To protect competition for farmers located near Virden, Manitoba, the Competition Bureau is challenging Parrish & Heimbecker’s (P&H) recent acquisition of a primary grain elevator in that area from Louis Dreyfus Company (LDC).
On December 19, 2019, the Bureau filed an application with the Competition Tribunal for an order requiring P&H to sell either its own elevator in Moosomin, Saskatchewan or its newly acquired elevator in Virden, Manitoba.
With the acquisition, P&H now controls both grain elevators along a 180 km stretch of the TransCanada Highway. Before, the elevators in Moosomin and Virden were close competitors due to their proximity along this stretch of highway.
The two elevators closely monitored each other’s wheat and canola prices and responded to competitive activity from each other by offering farmers better prices. The acquisition eliminates this rivalry. As a result, farmers in the corridor between Moosomin and Virden will earn less for their wheat and canola.
The Bureau’s application is available on the Competition Tribunal’s website.
“Canadian farmers deserve competition to protect their bottom line. This action seeks to protect farmers near Virden from suffering financially as a result of this transaction.”
Commissioner of Competition
Farmers play a vital role in the Canadian economy, producing grains such as wheat, canola, barley, corn, oats and rye. In 2018, they produced approximately 31.8 million tonnes of wheat, 20.3 million tonnes of canola, 8.4 million tonnes of barley and 3.4 million tonnes of oats. This application to the Competition Tribunal aims to address market power with respect to grain handling services for Canada’s two biggest grain crops – wheat and canola.

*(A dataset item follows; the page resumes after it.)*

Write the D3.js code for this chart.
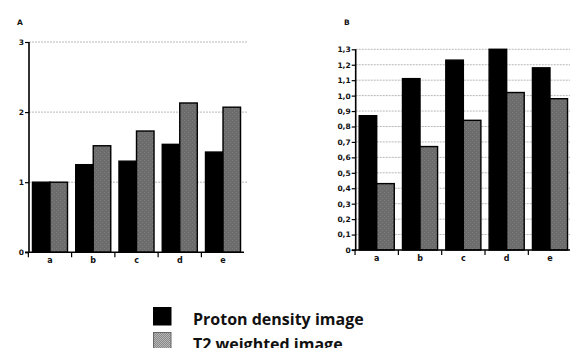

Grain elevators stockpile and store grain received from farms, usually by truck. The grain is then elevated, graded, and segregated and may also be cleaned, dried and blended – collectively known as grain handling services.
P&H is a vertically integrated Canadian agribusiness headquartered in Winnipeg, Manitoba, owning grain elevators, grain processing assets, and export terminals in Canada.
LDC is a global commodities company headquartered in Rotterdam, Netherlands.
LDC will maintain a presence in Canada through its canola crushing plant in Yorkton, SK and its port terminal in Port Cartier, QC.